For the first time in state history, Florida is expecting to
execute a white man for killing a black person, according to The Associated Press. The execution is scheduled for today, August 24, 2017. Just this week I wrote about research that found one in six white men who kill black men evade prosecution.
Barring a stay, Mark Asay, 53, is scheduled to die by lethal
injection after 6 p.m. Asay was convicted by a jury of two racially motivated,
premeditated murders in Jacksonville in 1987.
The planned execution — Florida's first since the U.S.
Supreme Court halted the practice in the state more than 18 months ago — is
expected to be carried out using etomidate, an anesthetic that has been
approved by the Florida Supreme Court. Two other drugs also will be used.
Asay, who is white, fatally shot Robert Lee Booker, 34, a
black man, after making multiple racist comments, prosecutors said. Asay's
second victim was Robert McDowell, 26, who was mixed race, white and Hispanic.
Prosecutors say Asay had hired McDowell, who was dressed as a woman, for sex
and shot him six times after discovering his gender.

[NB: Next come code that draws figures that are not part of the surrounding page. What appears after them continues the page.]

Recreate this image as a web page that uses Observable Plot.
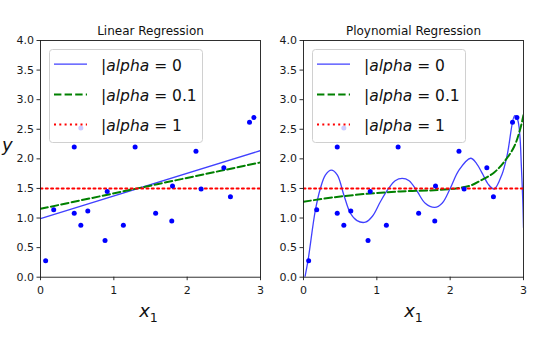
<!DOCTYPE html>
<html><head><meta charset="utf-8">
<script src="https://cdn.jsdelivr.net/npm/d3@7"></script>
<script src="https://cdn.jsdelivr.net/npm/@observablehq/plot@0.6"></script>
<style>
html,body{margin:0;padding:0;background:#fff;}
#wrap{position:relative;width:542px;height:348px;overflow:hidden;font-family:"DejaVu Sans";}
#wrap > svg{position:absolute;top:0;}
</style></head><body><div id="wrap"></div>
<script>
// ---- data ----
const titles = ["Linear Regression", "Ploynomial Regression"];
const alphaLabels = ["0", "0.1", "1"];
const xTicks = [0, 1, 2, 3];
const yTicks = [0, 0.5, 1, 1.5, 2, 2.5, 3, 3.5, 4];

const pointX = [0.07, 0.18, 0.46, 0.46, 0.55, 0.55, 0.645, 0.88, 0.91, 1.13, 1.29, 1.57, 1.79, 1.80, 2.12, 2.19, 2.50, 2.59, 2.85, 2.91];
const pointY = [0.28, 1.14, 2.20, 1.08, 2.52, 0.88, 1.12, 0.62, 1.45, 0.88, 2.20, 1.08, 0.95, 1.54, 2.13, 1.49, 1.85, 1.36, 2.62, 2.70];

// linear models
const linX = [0, 3];
const linAlpha0 = [0.99, 2.14];
const linAlpha01 = [1.155, 1.94];
const linAlpha1 = [1.5, 1.5];

// polynomial models
const polyX0 = [0, 0.06, 0.16, 0.23, 0.30, 0.38, 0.46, 0.55, 0.64, 0.73, 0.845, 0.94, 1.05, 1.16, 1.25, 1.345, 1.44, 1.55, 1.66, 1.79, 1.89, 2.0, 2.12, 2.28, 2.36, 2.44, 2.52, 2.60, 2.71, 2.78, 2.88, 2.92, 2.95, 2.97, 2.99, 3.0];
const polyY0 = [-0.12, 0.27, 1.12, 1.50, 1.73, 1.81, 1.73, 1.39, 1.08, 0.955, 0.93, 1.03, 1.28, 1.50, 1.63, 1.67, 1.63, 1.45, 1.25, 1.18, 1.25, 1.50, 1.81, 2.01, 1.92, 1.75, 1.57, 1.49, 1.75, 2.08, 2.73, 2.66, 2.40, 1.90, 1.30, 0.84];
const polyX01 = [0, 0.41, 0.87, 1.32, 1.78, 2.10, 2.28, 2.41, 2.60, 2.73, 2.87, 2.95, 3.0];
const polyY01 = [1.275, 1.35, 1.41, 1.45, 1.47, 1.505, 1.55, 1.63, 1.77, 1.94, 2.20, 2.48, 2.74];
const polyX1 = [0, 3];
const polyY1 = [1.5, 1.5];

// ---- build ----
const zip = (xs, ys) => xs.map((x, i) => ({x, y: ys[i]}));
const points = zip(pointX, pointY);
const lineStyles = [
  {stroke: "#0000ff", strokeWidth: 1.3, strokeOpacity: 0.75},
  {stroke: "#008000", strokeWidth: 2, strokeDasharray: "7.4,3.2"},
  {stroke: "#ff0000", strokeWidth: 2, strokeDasharray: "2,3.3"}
];

function panel(title, series, marginLeft, marginRight) {
  return Plot.plot({
    width: 271, height: 348,
    marginLeft, marginRight, marginTop: 40, marginBottom: 71.3,
    style: {fontFamily: "DejaVu Sans", fontSize: "11px", color: "#1a1a1a", background: "transparent"},
    x: {domain: [0, 3]},
    y: {domain: [0, 4]},
    marks: [
      ...series.map((s, i) => Plot.line(s, {x: "x", y: "y", curve: "catmull-rom", clip: true, ...lineStyles[i]})),
      Plot.dot(points, {x: "x", y: "y", r: 2.5, fill: "#0000ff", stroke: "none"}),
      Plot.frame({stroke: "#1a1a1a", strokeWidth: 0.9}),
      Plot.axisX({ticks: xTicks, tickFormat: d => String(d), tickSize: 3.5, tickPadding: 5, label: null, strokeWidth: 0.9}),
      Plot.axisY({ticks: yTicks, tickFormat: d => d.toFixed(1), tickSize: 3.5, tickPadding: 3, label: null, strokeWidth: 0.9}),
      Plot.text([title], {frameAnchor: "top", dy: -6, lineAnchor: "bottom", fontSize: 12, fill: "#111"})
    ]
  });
}

const wrap = document.getElementById("wrap");
const left = panel(titles[0], [zip(linX, linAlpha0), zip(linX, linAlpha01), zip(linX, linAlpha1)], 40, 11);
left.style.left = "0px";
const right = panel(titles[1], [zip(polyX0, polyY0), zip(polyX01, polyY01), zip(polyX1, polyY1)], 32, 19);
right.style.left = "271px";
wrap.appendChild(left);
wrap.appendChild(right);

// overlay: legends and axis labels
const ov = d3.select(wrap).append("svg")
  .attr("width", 542).attr("height", 348)
  .style("left", "0px").style("white-space", "pre")
  .attr("font-family", "DejaVu Sans");

[0, 263].forEach(off => {
  const g = ov.append("g").attr("transform", `translate(${off},0)`);
  g.append("rect").attr("x", 49.5).attr("y", 49.5).attr("width", 153).attr("height", 93)
    .attr("rx", 3).attr("fill", "#fff").attr("fill-opacity", 0.8)
    .attr("stroke", "#d0d0d0").attr("stroke-width", 1);
  alphaLabels.forEach((lab, i) => {
    const base = 70.6 + i * 30.2;
    const st = lineStyles[i];
    g.append("line").attr("x1", 54).attr("x2", 87).attr("y1", base - 6.4).attr("y2", base - 6.4)
      .attr("stroke", st.stroke).attr("stroke-width", st.strokeWidth)
      .attr("stroke-opacity", st.strokeOpacity || 1)
      .attr("stroke-dasharray", st.strokeDasharray || null);
    const t = g.append("text").attr("x", 101).attr("y", base).attr("font-size", 15.5).attr("fill", "#111");
    t.append("tspan").text("|");
    t.append("tspan").attr("font-style", "italic").text("alpha");
    t.append("tspan").text(" = " + lab);
  });
});

[148.5, 413.5].forEach(cx => {
  const t = ov.append("text").attr("x", cx).attr("y", 317).attr("text-anchor", "middle")
    .attr("font-size", 18).attr("fill", "#111");
  t.append("tspan").attr("font-style", "italic").text("x");
  t.append("tspan").attr("font-size", 12.6).attr("dy", 4.5).text("1");
});
ov.append("text").attr("x", 2).attr("y", 151).attr("font-size", 18)
  .attr("font-style", "italic").attr("fill", "#111").text("y");
</script></body></html>
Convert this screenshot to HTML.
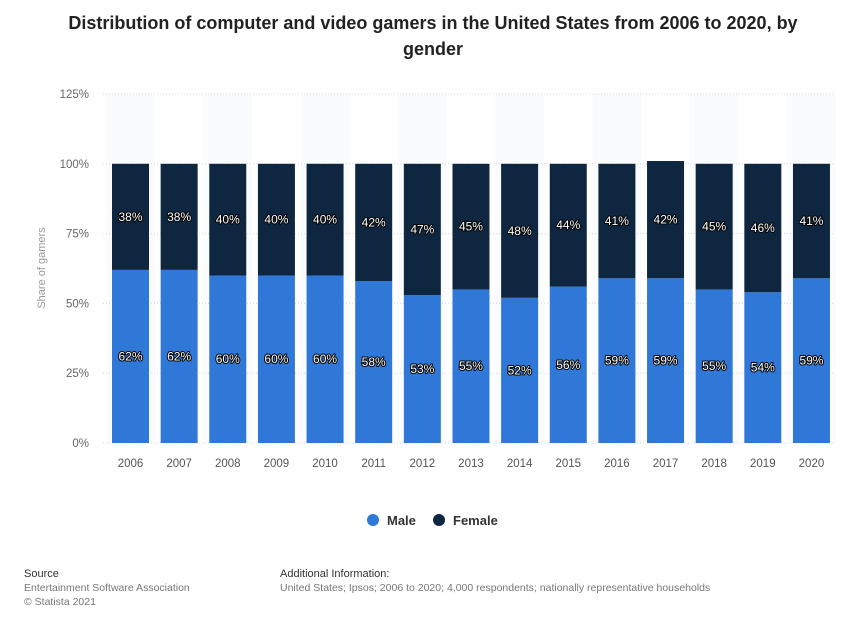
<!DOCTYPE html>
<html><head><meta charset="utf-8">
<style>
body{margin:0;background:#fff;width:866px;height:616px;overflow:hidden;font-family:"Liberation Sans",sans-serif;}
svg text{font-family:"Liberation Sans",sans-serif;}
</style></head>
<body>
<svg id="chart" width="866" height="616" xmlns="http://www.w3.org/2000/svg">
<text x="433" y="29" text-anchor="middle" font-size="18" font-weight="bold" fill="#222">Distribution of computer and video gamers in the United States from 2006 to 2020, by</text>
<text x="433" y="55" text-anchor="middle" font-size="18" font-weight="bold" fill="#222">gender</text>
<text transform="translate(45,268) rotate(-90)" text-anchor="middle" font-size="11" fill="#999">Share of gamers</text>
<g id="grid"></g>
<g id="bars"></g>
<g id="xlabels"></g>
<g>
<circle cx="373" cy="520" r="6" fill="#2f78d8"/>
<text x="387" y="525" font-size="13" font-weight="bold" fill="#333">Male</text>
<circle cx="439" cy="520" r="6" fill="#0f2640"/>
<text x="453" y="525" font-size="13" font-weight="bold" fill="#333">Female</text>
</g>
<text x="24" y="577" font-size="11" fill="#333">Source</text>
<text x="24" y="591" font-size="10.5" fill="#777">Entertainment Software Association</text>
<text x="24" y="605" font-size="10.5" fill="#777">© Statista 2021</text>
<text x="280" y="577" font-size="11" fill="#333">Additional Information:</text>
<text x="280" y="591" font-size="10.5" fill="#777">United States; Ipsos; 2006 to 2020; 4,000 respondents; nationally representative households</text>
</svg>
<script>
const years=["2006","2007","2008","2009","2010","2011","2012","2013","2014","2015","2016","2017","2018","2019","2020"];
const male=[62,62,60,60,60,58,53,55,52,56,59,59,55,54,59];
const female=[38,38,40,40,40,42,47,45,48,44,41,42,45,46,41];
const ticks=[0,25,50,75,100,125];
const NS="http://www.w3.org/2000/svg";
const x0=103,x1=835,y0=443,yTop=94;
const pitch=48.64, bw=37, firstX=112;
function y(v){return y0-(v/125)*(y0-yTop);}
function xb(i){return firstX+i*pitch;}
function mk(tag,attrs,parent){const e=document.createElementNS(NS,tag);for(const k in attrs)e.setAttribute(k,attrs[k]);parent.appendChild(e);return e;}
const grid=document.getElementById('grid'),bars=document.getElementById('bars'),xl=document.getElementById('xlabels');
years.forEach((yr,i)=>{
  if(i%2===0){const r=mk('rect',{x:xb(i)-(pitch-bw)/2,y:yTop,width:pitch,height:y0-yTop,fill:'#fafbfc'},grid);
  
  }
});
ticks.forEach(t=>{
  const l=mk('line',{x1:x0,x2:x1,y1:y(t),y2:y(t),stroke:'#d8d8d8','stroke-dasharray':'1,2'},grid);
  
  
  const tx=mk('text',{x:89,y:y(t)+4,'text-anchor':'end','font-size':11.5,fill:'#666'},grid);
  tx.textContent=t+'%';
  
  
});
function label(txt,cx,cy){
  const t=mk('text',{x:cx,y:cy+4,'text-anchor':'middle','font-size':12,fill:'#fff',stroke:'#000','stroke-width':2,'paint-order':'stroke','stroke-linejoin':'round'},bars);
  t.textContent=txt;
  
  
}
years.forEach((yr,i)=>{
  const bx=xb(i);
  const m=mk('rect',{x:bx,y:y(male[i]),width:bw,height:y(0)-y(male[i]),fill:'#2f78d8'},bars);
  
  
  const f=mk('rect',{x:bx,y:y(male[i]+female[i]),width:bw,height:y(male[i])-y(male[i]+female[i]),fill:'#0f2640'},bars);
  
  
  label(male[i]+'%',bx+bw/2,y(male[i]/2));
  label(female[i]+'%',bx+bw/2,y(male[i]+female[i]/2));
  const t=mk('text',{x:bx+bw/2,y:467,'text-anchor':'middle','font-size':11.5,fill:'#555'},xl);
  t.textContent=yr;
  
  
});
</script>
</body></html>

While Asay would be the state's first white man to be
executed in Florida for killing a black man, at least 20 black men have been
executed for killing white victims since the state reinstated the death penalty
in 1976, according to data from the Death Penalty Information Center. A total
of 92 Florida inmates have been executed in that time period.
Opponents of capital punishment said much more needs to be
done to make Florida's criminal justice system more equitable.
"This does nothing to change the 170-year-long history
of Florida not executing whites for killing blacks," said Mark Elliott,
executive director of Floridians for Alternatives to the Death Penalty.